To make the gingersnap cookie pie crust: In a food processor, blitz your gingersnap cookies using the pulse function until they’re finely and uniformly ground. Remove, set aside, and wipe clean the bowl of your food processor. (Cookie crumbs can be prepped several days in advance; store in an air-tight container.)
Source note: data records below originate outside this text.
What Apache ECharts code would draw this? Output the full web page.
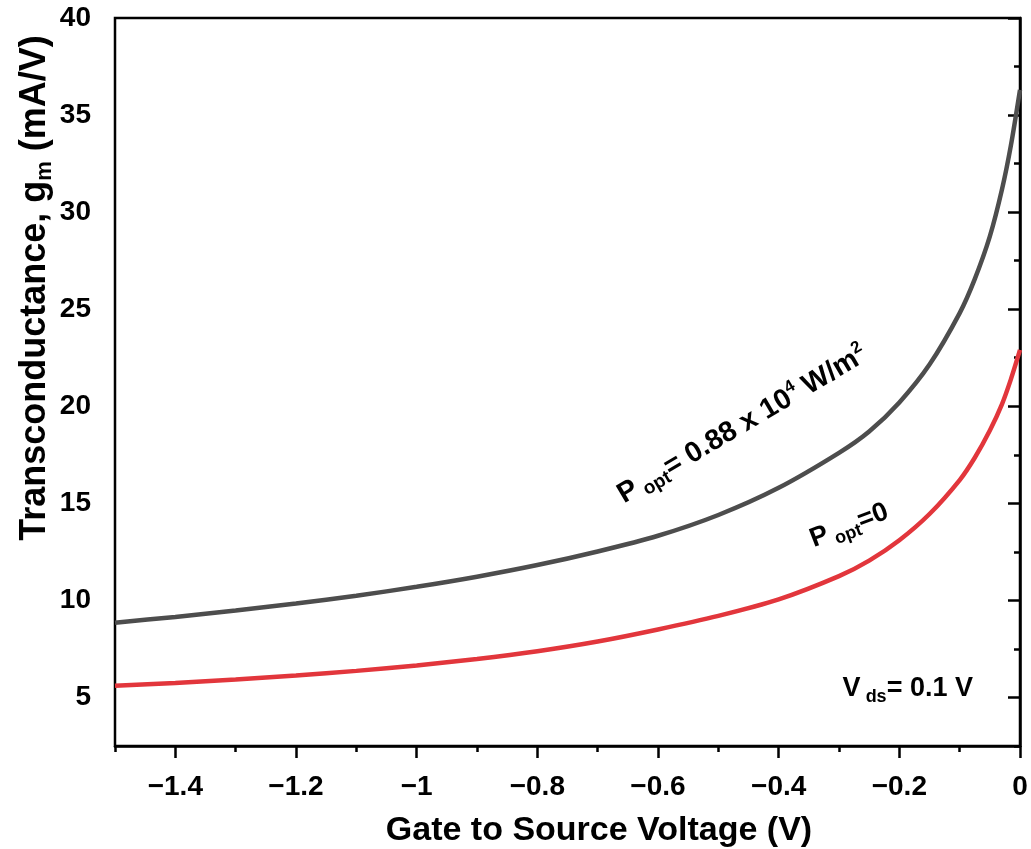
<!DOCTYPE html>
<html>
<head>
<meta charset="utf-8">
<style>
  html, body { margin: 0; padding: 0; background: #fff; }
  #chart { width: 1031px; height: 849px; }
</style>
<script src="https://cdn.jsdelivr.net/npm/echarts@6/dist/echarts.min.js"></script>
</head>
<body>
<div id="chart"></div>
<script>
// gate-source voltage (V) sample points
const vgs = [-1.5, -1.4, -1.3, -1.2, -1.1, -1.0, -0.9, -0.8, -0.7, -0.6, -0.5, -0.4,
  -0.3, -0.25, -0.2, -0.15, -0.1, -0.075, -0.05, -0.03, -0.015, 0];
// gm under illumination, P_opt = 0.88e4 W/m2 (grey curve)
const gmIllum = [8.85, 9.15, 9.48, 9.84, 10.24, 10.7, 11.22, 11.82, 12.52, 13.33, 14.4, 15.8,
  17.6, 18.7, 20.2, 22.15, 24.8, 26.55, 28.75, 31.15, 33.45, 36.3];
// gm in dark, P_opt = 0 (red curve)
const gmDark = [5.6, 5.75, 5.93, 6.13, 6.37, 6.65, 6.98, 7.38, 7.88, 8.5, 9.2, 10.05,
  11.25, 12.05, 13.1, 14.45, 16.2, 17.35, 18.75, 20.1, 21.4, 22.9];

const xMajor = [-1.4, -1.2, -1.0, -0.8, -0.6, -0.4, -0.2, 0];
const xMinor = [-1.5, -1.3, -1.1, -0.9, -0.7, -0.5, -0.3, -0.1];
const yMajor = [5, 10, 15, 20, 25, 30, 35, 40];
const yMinor = [2.5, 7.5, 12.5, 17.5, 22.5, 27.5, 32.5, 37.5];

const FONT = '"Liberation Sans", Arial, sans-serif';

const chart = echarts.init(document.getElementById('chart'));

const pair = (xs, ys) => xs.map((x, i) => [x, ys[i]]);
const minusFmt = v => (v === 0 ? '0' : (v < 0 ? '\u2212' : '') + Math.abs(v));

const baseX = { type: 'value', min: -1.5, max: 0, position: 'bottom', splitLine: { show: false } };
const baseY = { type: 'value', min: 2.5, max: 40, position: 'left', splitLine: { show: false } };
const tickFont = { color: '#000', fontSize: 28, fontWeight: 'bold', fontFamily: FONT };

chart.setOption({
  animation: false,
  backgroundColor: '#fff',
  grid: { left: 115, right: 11, top: 18, bottom: 103, show: true, borderColor: '#000', borderWidth: 2.5 },
  xAxis: [
    Object.assign({}, baseX, {
      axisLine: { lineStyle: { color: '#000', width: 2.5 } },
      axisTick: { customValues: xMajor, length: 12, lineStyle: { color: '#000', width: 2.5 } },
      axisLabel: Object.assign({ customValues: xMajor, formatter: minusFmt, margin: 27 }, tickFont)
    }),
    Object.assign({}, baseX, {
      axisLine: { show: false },
      axisTick: { customValues: xMinor, length: 6, lineStyle: { color: '#000', width: 2.5 } },
      axisLabel: { show: false }
    })
  ],
  yAxis: [
    Object.assign({}, baseY, {
      axisLine: { lineStyle: { color: '#000', width: 2.5 } },
      axisTick: { customValues: yMajor, length: 12, lineStyle: { color: '#000', width: 2.5 } },
      axisLabel: Object.assign({ customValues: yMajor, margin: 24 }, tickFont)
    }),
    Object.assign({}, baseY, {
      axisLine: { show: false },
      axisTick: { customValues: yMinor, length: 6, lineStyle: { color: '#000', width: 2.5 } },
      axisLabel: { show: false }
    })
  ],
  series: [
    {
      name: 'P_opt = 0.88e4 W/m2',
      type: 'line',
      data: pair(vgs, gmIllum),
      showSymbol: false,
      smooth: 0.25,
      lineStyle: { color: '#4d4d4d', width: 4.5 },
      z: 3
    },
    {
      name: 'P_opt = 0',
      type: 'line',
      data: pair(vgs, gmDark),
      showSymbol: false,
      smooth: 0.25,
      lineStyle: { color: '#e2363c', width: 4.5 },
      z: 3
    }
  ]
});

// annotations placed in data space
const px = (x, y) => chart.convertToPixel({ xAxisIndex: 0, yAxisIndex: 0 }, [x, y]);
const rich = {
  a: { fill: '#000', fontSize: 27, fontWeight: 'bold', fontFamily: FONT, lineHeight: 34, verticalAlign: 'middle' },
  sub: { fill: '#000', fontSize: 18, fontWeight: 'bold', fontFamily: FONT, lineHeight: 18, verticalAlign: 'bottom', padding: [0, 0, 0, 5] },
  sup: { fill: '#000', fontSize: 16, fontWeight: 'bold', fontFamily: FONT, lineHeight: 18, verticalAlign: 'top' }
};
const richBig = Object.assign({}, rich, {
  a: Object.assign({}, rich.a, { fontSize: 28.5 }),
  sub: Object.assign({}, rich.sub, { fontSize: 19 }),
  sup: Object.assign({}, rich.sup, { fontSize: 17 })
});

function label(pos, text, deg, r) {
  return {
    type: 'text',
    x: pos[0],
    y: pos[1],
    rotation: deg * Math.PI / 180,
    z: 10,
    style: { text: text, rich: r || rich, align: 'center', verticalAlign: 'middle', fill: '#000' }
  };
}

const pIll = px(-0.46, 19.05);
const pDark = px(-0.283, 13.85);
const pVds = px(-0.186, 5.45);

chart.setOption({
  graphic: [
    label(pIll, '{a|P}{sub|opt}{a|= 0.88 x 10}{sup|4}{a| W/m}{sup|2}', 30.5, richBig),
    label(pDark, '{a|P}{sub|opt}{a|=0}', 21),
    label(pVds, '{a|V}{sub|ds}{a|= 0.1 V}', 0),
    {
      // x-axis title
      type: 'text',
      x: 599,
      y: 831,
      style: {
        text: 'Gate to Source Voltage (V)',
        align: 'center',
        verticalAlign: 'middle',
        fill: '#000',
        fontSize: 34,
        fontWeight: 'bold',
        fontFamily: FONT
      }
    },
    {
      // y-axis title
      type: 'text',
      x: 35,
      y: 288,
      rotation: Math.PI / 2,
      style: {
        text: '{t|Transconductance, g}{s|m}{t| (mA/V)}',
        align: 'center',
        verticalAlign: 'middle',
        fill: '#000',
        rich: {
          t: { fill: '#000', fontSize: 36, fontWeight: 'bold', fontFamily: FONT, lineHeight: 42, verticalAlign: 'middle' },
          s: { fill: '#000', fontSize: 22, fontWeight: 'bold', fontFamily: FONT, lineHeight: 22, verticalAlign: 'bottom' }
        }
      }
    }
  ]
});

window.addEventListener('resize', () => chart.resize());
</script>
</body>
</html>
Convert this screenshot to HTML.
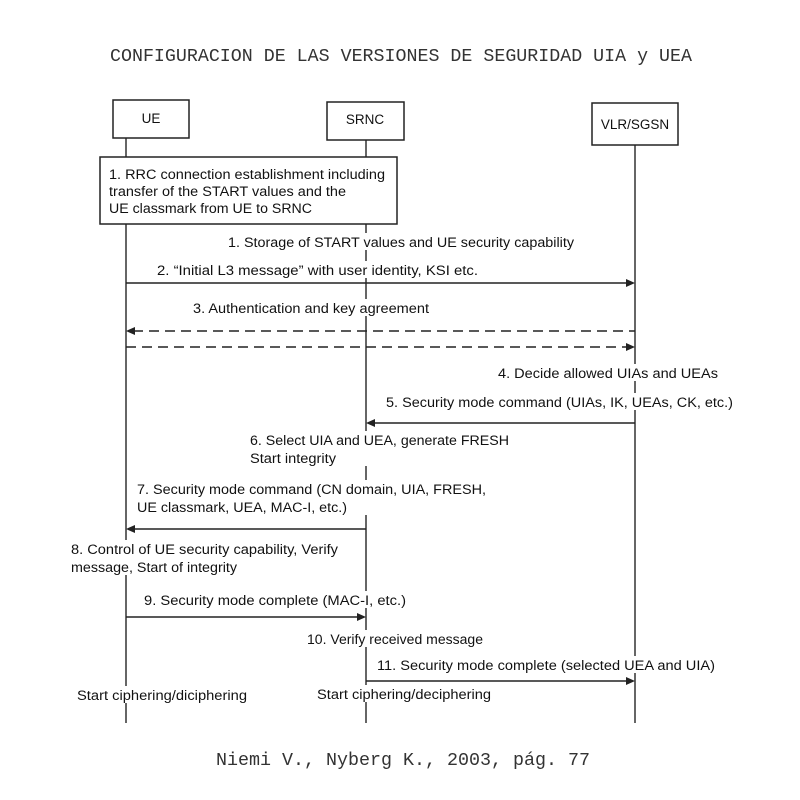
<!DOCTYPE html>
<html><head><meta charset="utf-8"><style>
html,body{margin:0;padding:0;background:#fff;}
svg{display:block;}
.s{font-family:"Liberation Sans",Arial,sans-serif;font-size:13.5px;fill:#111;}
.m{font-family:"Liberation Mono","Courier New",monospace;fill:#333;}
</style></head><body>
<svg width="800" height="800" viewBox="0 0 800 800" xmlns="http://www.w3.org/2000/svg">
<rect width="800" height="800" fill="#fff"/>
<text class="m" x="110" y="61" font-size="18.5" textLength="582" lengthAdjust="spacingAndGlyphs">CONFIGURACION DE LAS VERSIONES DE SEGURIDAD UIA y UEA</text>
<g stroke="#333" stroke-width="1.5" fill="none">
<line x1="126" y1="138" x2="126" y2="723"/>
<line x1="366" y1="140" x2="366" y2="723"/>
<line x1="635" y1="145" x2="635" y2="723"/>
</g>
<g stroke="#222" stroke-width="1.5" fill="#fff">
<rect x="113" y="100" width="76" height="38"/>
<rect x="327" y="102" width="77" height="38"/>
<rect x="592" y="103" width="86" height="42"/>
<rect x="100" y="157" width="297" height="67"/>
</g>
<text class="s" x="151" y="123" font-size="15" text-anchor="middle">UE</text>
<text class="s" x="365" y="124" font-size="15" text-anchor="middle">SRNC</text>
<text class="s" x="635" y="129" font-size="15" text-anchor="middle">VLR/SGSN</text>
<text class="s" x="109" y="179" textLength="276" lengthAdjust="spacingAndGlyphs">1. RRC connection establishment including</text>
<text class="s" x="109" y="196" textLength="237" lengthAdjust="spacingAndGlyphs">transfer of the START values and the</text>
<text class="s" x="109" y="213" textLength="203" lengthAdjust="spacingAndGlyphs">UE classmark from UE to SRNC</text>
<g fill="#fff">
<rect x="225" y="233" width="352" height="17"/>
<rect x="154" y="261" width="327" height="17"/>
<rect x="190" y="299" width="242" height="17"/>
<rect x="495" y="364" width="226" height="17"/>
<rect x="383" y="393" width="353" height="17"/>
<rect x="247" y="431" width="265" height="35"/>
<rect x="134" y="480" width="355" height="35"/>
<rect x="68" y="540" width="273" height="35"/>
<rect x="141" y="591" width="268" height="17"/>
<rect x="304" y="630" width="182" height="17"/>
<rect x="374" y="656" width="344" height="17"/>
<rect x="74" y="686" width="176" height="17"/>
<rect x="314" y="685" width="180" height="17"/>
</g>
<g class="s">
<text x="228" y="247" textLength="346" lengthAdjust="spacingAndGlyphs">1. Storage of START values and UE security capability</text>
<text x="157" y="275" textLength="321" lengthAdjust="spacingAndGlyphs">2. “Initial L3 message” with user identity, KSI etc.</text>
<text x="193" y="313" textLength="236" lengthAdjust="spacingAndGlyphs">3. Authentication and key agreement</text>
<text x="498" y="378" textLength="220" lengthAdjust="spacingAndGlyphs">4. Decide allowed UIAs and UEAs</text>
<text x="386" y="407" textLength="347" lengthAdjust="spacingAndGlyphs">5. Security mode command (UIAs, IK, UEAs, CK, etc.)</text>
<text x="250" y="445" textLength="259" lengthAdjust="spacingAndGlyphs">6. Select UIA and UEA, generate FRESH</text>
<text x="250" y="463" textLength="86" lengthAdjust="spacingAndGlyphs">Start integrity</text>
<text x="137" y="494" textLength="349" lengthAdjust="spacingAndGlyphs">7. Security mode command (CN domain, UIA, FRESH,</text>
<text x="137" y="512" textLength="210" lengthAdjust="spacingAndGlyphs">UE classmark, UEA, MAC-I, etc.)</text>
<text x="71" y="554" textLength="267" lengthAdjust="spacingAndGlyphs">8. Control of UE security capability, Verify</text>
<text x="71" y="572" textLength="166" lengthAdjust="spacingAndGlyphs">message, Start of integrity</text>
<text x="144" y="605" textLength="262" lengthAdjust="spacingAndGlyphs">9. Security mode complete (MAC-I, etc.)</text>
<text x="307" y="644" textLength="176" lengthAdjust="spacingAndGlyphs">10. Verify received message</text>
<text x="377" y="670" textLength="338" lengthAdjust="spacingAndGlyphs">11. Security mode complete (selected UEA and UIA)</text>
<text x="77" y="700" textLength="170" lengthAdjust="spacingAndGlyphs">Start ciphering/diciphering</text>
<text x="317" y="699" textLength="174" lengthAdjust="spacingAndGlyphs">Start ciphering/deciphering</text>
</g>
<g stroke="#222" stroke-width="1.5" fill="none">
<line x1="126" y1="283" x2="628" y2="283"/>
<line x1="133" y1="331" x2="635" y2="331" stroke-dasharray="10,6"/>
<line x1="126" y1="347" x2="628" y2="347" stroke-dasharray="10,6"/>
<line x1="373" y1="423" x2="635" y2="423"/>
<line x1="133" y1="529" x2="366" y2="529"/>
<line x1="126" y1="617" x2="359" y2="617"/>
<line x1="366" y1="681" x2="628" y2="681"/>
</g>
<g fill="#222">
<polygon points="635,283 626,279 626,287"/>
<polygon points="126,331 135,327 135,335"/>
<polygon points="635,347 626,343 626,351"/>
<polygon points="366,423 375,419 375,427"/>
<polygon points="126,529 135,525 135,533"/>
<polygon points="366,617 357,613 357,621"/>
<polygon points="635,681 626,677 626,685"/>
</g>
<text class="m" x="216" y="765" font-size="18" textLength="374" lengthAdjust="spacingAndGlyphs">Niemi V., Nyberg K., 2003, pág. 77</text>
</svg>
</body></html>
Next, pulse flour, salt, and brown sugar to combine about 3 times. Scatter butter pieces over the flour mixture, then pulse until the butter is about the size of peas, about 8 to 10 short pulses. Sprinkle 2 tablespoons of water over mixture and pulse a few times, then repeat with 1 tablespoon of water at a time, or just until small curds start to form and the dough holds together when pinched with your fingers. (Alternatively, you can do this by hand.) Form dough into a 4-inch disk, wrap in plastic, and refrigerate until firm, about 1 hour. (Dough can be refrigerated up to 3 days in advance; allow to soften on the counter before rolling it out.)
Remove the dough from the refrigerator. Spread gingersnap crumbs on a clean work surface (I like using a sheet of parchment paper). Roll out dough on top of crumbs, coating both sides, into an 11-inch round about 1/8-inch thick. Smooth out the crumbs from time to time to distribute evenly. Gently fit dough into a 9-inch pie plate and crimp the edges as desired. Freeze shell at least 30 minutes before baking, or chill it thoroughly in the refrigerator.
Bonus: Really impress your guests with decorative pie crust designs. Learn how below:
Preheat oven to 400° F. Line shell with parchment or foil, and fill with pie weights or dried beans. Bake until golden brown, about 25 minutes. Transfer to a wire rack. Remove pie weights and parchment. Let cool completely.
To make filling and assemble pie: Set aside 1/2 cup of cranberries. Bring remaining cranberries, turbinado sugar, and orange juice to a simmer in a saucepan over medium-high heat, stirring frequently to dissolve sugar. Cook, stirring, just until cranberries begin to pop and release their juice, about 3 minutes. This is the time to taste for sweetness. Add more sugar if you prefer a less tart filling. Drain cranberries in a sieve set over a bowl to catch the juice; you should have about 1 cup. Place cranberries in a small bowl, and stir in your reserved 1/2 cup of cranberries. Set aside.
Return strained cranberry juice to a saucepan and add ginger, cinnamon stick, and orange rind. Simmer liquid over medium-low heat until thickened and reduced by half, about 15 minutes. Remove from heat and let cool. Using a fine-mesh strainer, pour syrup over the reserved 1/2 cup whole cranberries. Discard solids, cinnamon stick, ginger, and orange rind.
Heat oven to 350° F. Brush the par-baked pie crust with the egg white to prevent sogginess. Evenly layer the crust with thinly sliced apples, starting around the outer edge and working your way to the middle; once done, you should have 3 to 4 layers of apples. Top with your cranberry mixture, spreading it to the edges and making sure it’s evenly distributed. Bake until syrup has thickened, berries begin to brown, and apples are tender (check with tip of a knife), about 45 to 50 minutes. If pastry edges brown too quickly, cover with a band of foil.
Let pie cool on a rack. Serve warm or at room temperature with freshly whipped cream or vanilla ice cream.